The Rajya Sabha on Wednesday passed the Goods and Services Tax (GST) Constitutional Amendment Bill, which the Lok Sabha had already approved last year. The legislation was approved by the Rajya Sabha with 203 votes in favour and none against, in the 243-member House.
Understanding taxes is indeed a difficult job for people. This video by Bloomberg Quint will tell you everything you need to know about the GST Bill and how it will affect you.
GST is one indirect tax for the whole nation, which will make India one unified common market. GST is a single tax on the supply of goods and services, right from the manufacturer to the consumer.
Credits of input taxes paid at each stage will be available in the subsequent stage of value addition, which makes GST essentially a tax only on value addition at each stage.
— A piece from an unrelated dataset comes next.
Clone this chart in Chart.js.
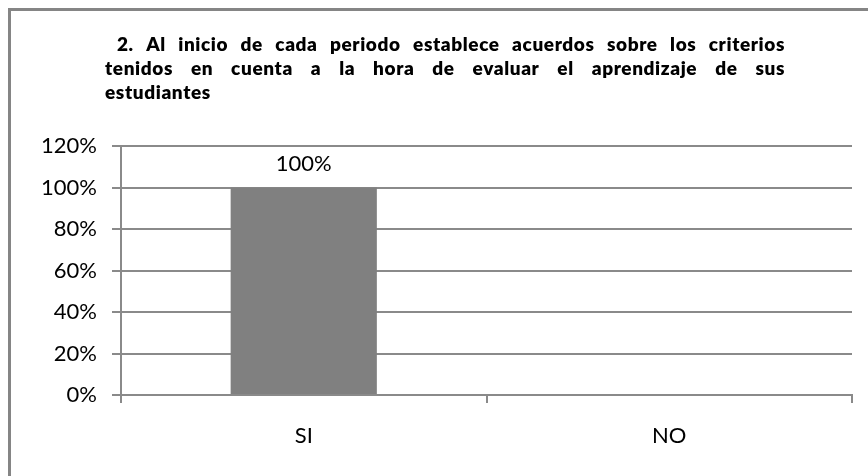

The final consumer will thus bear only the GST charged by the last dealer in the supply chain, with set-off benefits at all the previous stages.
At the Central level, the following taxes are being subsumed:
a. Central Excise Duty
b. Additional Excise Duty
c. Service Tax
d. Additional Customs Duty commonly known as Countervailing Duty
e. Special Additional Duty of Customs
At the State level, the following taxes are being subsumed:
a. Subsuming of State Value Added Tax/Sales Tax
b. Entertainment Tax (other than the tax levied by the local bodies), Central Sales Tax (levied by the Centre and collected by the States)
c. Octroi and Entry tax
d. Purchase Tax, 4
e. Luxury tax
f. Taxes on lottery, betting and gambling
Keeping in mind the federal structure of India, there will be two components of GST – Central GST (CGST) and State GST (SGST). Both Centre and States will simultaneously levy GST across the value chain.
Tax will be levied on every supply of goods and services. Centre would levy and collect CGST, and States would levy and collect the SGST on all transactions within a State.
The input tax credit of CGST would be available for discharging the CGST liability on the output at each stage. Similarly, the credit of SGST paid on inputs would be allowed for paying the SGST on output. No cross utilisation of credit would be permitted.
The salient features of the Bill are as follows: Conferring simultaneous power upon Parliament and the State Legislatures to make laws governing goods and services tax;
1. Subsuming of various Central indirect taxes and levies such as Central Excise Duty, Additional Excise Duties, Service Tax, Additional Customs Duty commonly known as Countervailing Duty, and Special Additional Duty of Customs
2. Subsuming of State Value Added Tax/Sales Tax, Entertainment Tax (other than the tax levied by the local bodies), Central Sales Tax (levied by the Centre and collected by the States), Octroi and Entry tax, Purchase Tax, Luxury tax, and Taxes on lottery, betting and gambling
3. Dispensing with the concept of ‘declared goods of special importance’ under the Constitution
4. Levy of Integrated Goods and Services Tax on inter-State transactions of goods and services
5. GST to be levied on all goods and services, except alcoholic liquor for human consumption. Petroleum and petroleum products shall be subject to the levy of GST on a later date notified on the recommendation of the Goods and Services Tax Council
6. Compensation to the States for loss of revenue arising on account of implementation of the Goods and Services Tax for a period of five years
7. Creation of Goods and Services Tax Council to examine issues relating to goods and services tax and make recommendations to the Union and the States on parameters like rates, taxes, cesses and surcharges to be subsumed, exemption list and threshold limits, Model GST laws, etc. The Council shall function under the Chairmanship of the Union Finance Minister and will have all the State Governments as Members.